Alberta's Conservative government is loosening the purse strings with its 2014 Budget with some of the new money flowing to research and innovation after a year which saw a freezing of spending due to a downturn in resource revenue. Two new innovation endowments and a 5.5% boost to the budget of the Ministry of Innovation and Advanced Education (IAE) arrive as the province moves forward with dramatic changes to its research and innovation organization from the Alberta Innovate corporations to a new Alberta Institute for Research and Commercialization. Details have yet to be announced.
The Budget commits $1 billion and $200 million respectively to the Social Innovation Endowment (SIE) and the Agriculture and Food Innovation Endowment (AFIE). Announced March 4th — two days before the Budget — the endowments are part of Bill 1.
The endowments will disburse 4.5% of their market value based on a three-year rolling average. The SIE will be capitalized with $500 million immediately and $500 million in FY15, generating $22.5 million in FY15-16 and $45 million in FY16-17 and thereafter. Funds will be invested in "research on transformative approaches through knowledge dissemination initiatives", as well as prototyping that offers "potential to demonstrate improved social outcomes" and social finance for "identifying and testing new funding models".

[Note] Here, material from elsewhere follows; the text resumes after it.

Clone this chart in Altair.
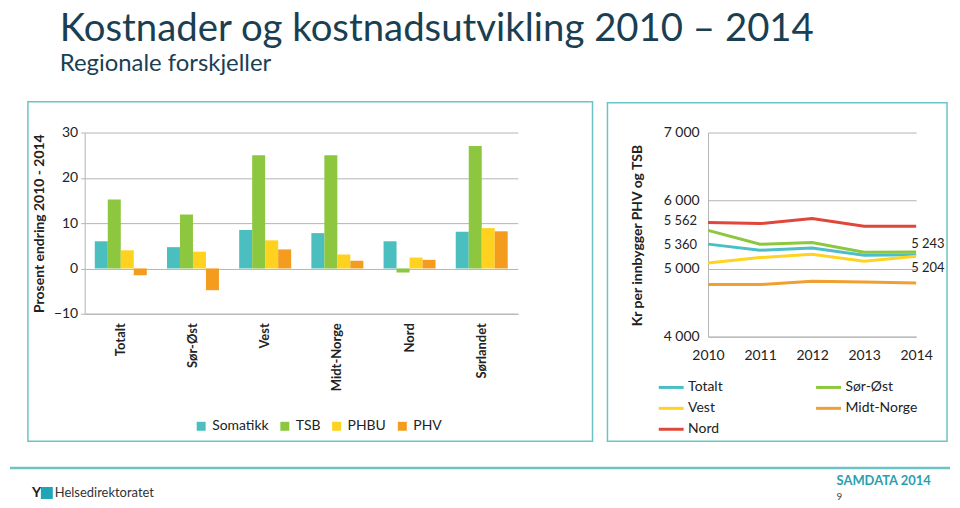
import altair as alt
import pandas as pd

# ---------------- data ----------------
regions = ["Totalt", "Sør-Øst", "Vest", "Midt-Norge", "Nord", "Sørlandet"]
series = ["Somatikk", "TSB", "PHBU", "PHV"]
somatikk = [6.0, 4.7, 8.5, 7.8, 6.0, 8.1]
tsb = [15.2, 11.9, 25.0, 25.0, -0.9, 27.0]
phbu = [4.0, 3.7, 6.2, 3.1, 2.4, 8.9]
phv = [-1.5, -4.8, 4.2, 1.7, 1.9, 8.2]
bar_colors = ["#4BBFC0", "#8DC63F", "#FFD21F", "#F39C1E"]

years = [2010, 2011, 2012, 2013, 2014]
line_regions = ["Totalt", "Sør-Øst", "Vest", "Midt-Norge", "Nord"]
kr_totalt = [5360, 5270, 5304, 5196, 5204]
kr_sorost = [5562, 5358, 5382, 5240, 5243]
kr_vest = [5083, 5162, 5211, 5108, 5181]
kr_midt = [4765, 4765, 4814, 4804, 4789]
kr_nord = [5676, 5662, 5735, 5623, 5623]
line_colors = ["#4BBFC5", "#8DC63F", "#FFD320", "#F0A030", "#E0463A"]

ann_years = [2010, 2010, 2014, 2014]
ann_values = [5562, 5360, 5243, 5204]
ann_labels = ["5 562", "5 360", "5 243", "5 204"]

TEAL = "#6CC3C5"
DARK = "#1B3F52"
GRID = "#B3B3B3"

# ---------------- tables ----------------
bar_rows = []
for name, vals in zip(series, [somatikk, tsb, phbu, phv]):
    for r, v in zip(regions, vals):
        bar_rows.append({"region": r, "serie": name, "value": v})
df_bar = pd.DataFrame(bar_rows)

line_rows = []
for name, vals in zip(line_regions, [kr_totalt, kr_sorost, kr_vest, kr_midt, kr_nord]):
    for y, v in zip(years, vals):
        line_rows.append({"region": name, "year": y, "kr": v})
df_line = pd.DataFrame(line_rows)

df_ann = pd.DataFrame({"year": ann_years, "kr": ann_values, "label": ann_labels})

one = pd.DataFrame({"a": [0]})


def label(txt, x, y, size, color="#222", weight="normal", align="left", baseline="middle"):
    return alt.Chart(one).mark_text(
        text=txt, fontSize=size, color=color, fontWeight=weight,
        align=align, baseline=baseline, font="Lato",
    ).encode(x=alt.value(x), y=alt.value(y))


def box(x1, x2, y1, y2, **kw):
    return alt.Chart(one).mark_rect(**kw).encode(
        x=alt.value(x1), x2=alt.value(x2), y=alt.value(y1), y2=alt.value(y2)
    )


# ---------------- left chart (origin page 83,131) ----------------
bars = alt.Chart(df_bar).mark_bar().encode(
    x=alt.X(
        "region:N", sort=regions,
        scale=alt.Scale(paddingInner=0.28, paddingOuter=0.14),
        axis=alt.Axis(title=None, labelAngle=270, labelFontWeight="bold", labelFontSize=13,
                      labelPadding=9, ticks=False, domainColor=GRID, labelColor="#222"),
    ),
    xOffset=alt.XOffset("serie:N", sort=series),
    y=alt.Y(
        "value:Q", scale=alt.Scale(domain=[-10, 30], nice=False),
        axis=alt.Axis(values=[-10, 0, 10, 20, 30], title="Prosent endring 2010 - 2014",
                      titleFontSize=14, titleFontWeight="bold", titleAngle=270,
                      titleX=-45, titleY=91, titleAlign="center", titleBaseline="middle",
                      labelFontSize=14, labelPadding=3, tickSize=4, tickColor=GRID,
                      domainColor=GRID, gridColor=GRID, labelColor="#222", titleColor="#222"),
    ),
    color=alt.Color(
        "serie:N", sort=series, scale=alt.Scale(domain=series, range=bar_colors),
        legend=alt.Legend(orient="none", legendX=110, legendY=288, direction="horizontal",
                          title=None, symbolType="square", symbolSize=81, symbolStrokeWidth=0,
                          labelFontSize=14, columnPadding=9, labelColor="#222"),
    ),
)

left = alt.layer(
    box(-75, 869, -123, 369, opacity=0),
    box(-57, 510, -31, 310, filled=False, color=TEAL, strokeWidth=1.5),
    box(525, 866, -30, 310, filled=False, color=TEAL, strokeWidth=1.5),
    alt.Chart(one).mark_rule(color=TEAL, strokeWidth=2.5).encode(
        x=alt.value(-75), x2=alt.value(869), y=alt.value(337)
    ),
    label("Kostnader og kostnadsutvikling 2010 – 2014", -25, -92, 38.5, color=DARK, baseline="alphabetic"),
    label("Regionale forskjeller", -25, -62, 24, color=DARK, baseline="alphabetic"),
    label("Y", -53, 362, 14, color="#222", weight="bold"),
    box(-44, -32, 356, 368, color="#1FA5B5"),
    label("Helsedirektoratet", -30, 362, 13, color="#333"),
    label("SAMDATA 2014", 755, 350, 13, color="#2AA0AE", weight="bold"),
    label("9", 755, 366, 10, color="#444"),
    bars,
).properties(width=435, height=182)

# ---------------- right chart (origin page 709,131) ----------------
lines = alt.Chart(df_line).mark_line(strokeWidth=3).encode(
    x=alt.X(
        "year:O", scale=alt.Scale(type="point", padding=0),
        axis=alt.Axis(title=None, labelAngle=0, labelFontSize=14, labelPadding=12,
                      ticks=False, domainColor=GRID, labelColor="#222"),
    ),
    y=alt.Y(
        "kr:Q", scale=alt.Scale(domain=[4000, 7000], nice=False),
        axis=alt.Axis(values=[4000, 5000, 6000, 7000],
                      labelExpr="replace(format(datum.value, ','), ',', ' ')",
                      title="Kr per innbygger PHV og TSB", titleFontSize=14,
                      titleFontWeight="bold", titleAngle=270, titleX=-71, titleY=103,
                      titleAlign="center", titleBaseline="middle",
                      labelFontSize=14, labelPadding=9, ticks=False,
                      domainColor=GRID, gridColor=GRID, labelColor="#222", titleColor="#222"),
    ),
    color=alt.Color(
        "region:N", sort=line_regions, scale=alt.Scale(domain=line_regions, range=line_colors),
        legend=alt.Legend(orient="none", legendX=-51, legendY=242, columns=2,
                          direction="horizontal", title=None,
                          symbolType="stroke", symbolSize=625, symbolStrokeWidth=3,
                          labelFontSize=14, columnPadding=87, rowPadding=-11, labelOffset=3,
                          labelColor="#222"),
    ),
)


def ann(lbl, align, dx, dy):
    return alt.Chart(df_ann).transform_filter(alt.datum.label == lbl).mark_text(
        align=align, dx=dx, dy=dy, fontSize=13, color="#222", font="Lato"
    ).encode(x="year:O", y="kr:Q", text="label:N")


right = alt.layer(
    lines,
    ann("5 562", "right", -11, -9),
    ann("5 360", "right", -11, 1),
    ann("5 243", "left", -5, -8),
    ann("5 204", "left", -5, 13),
).properties(width=209, height=205)

chart = alt.hconcat(left, right, spacing=191, bounds="flush").resolve_scale(
    color="independent"
).properties(padding=0).configure(font="Lato").configure_view(stroke="transparent")

chart.save("out.html", embed_options={"renderer": "svg", "actions": False})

The AFIE will generate funding of $9 million annually beginning in FY14-15 on projects for "basic and applied agricultural research in Alberta while supporting value-added product development and commercialization activities".
The budget of the IAE ministry is being boosted by 5.5% or $150 million in FY14-15 to $2.8 billion. Within that envelope, $203 million is committed to innovation and technology commercialization, including $133 million for grants to the Alberta Innovates corporations. The Budget also unfreezes the Access to the Future Fund, providing $50 million annually for matching donations to innovative post-secondary collaborative projects.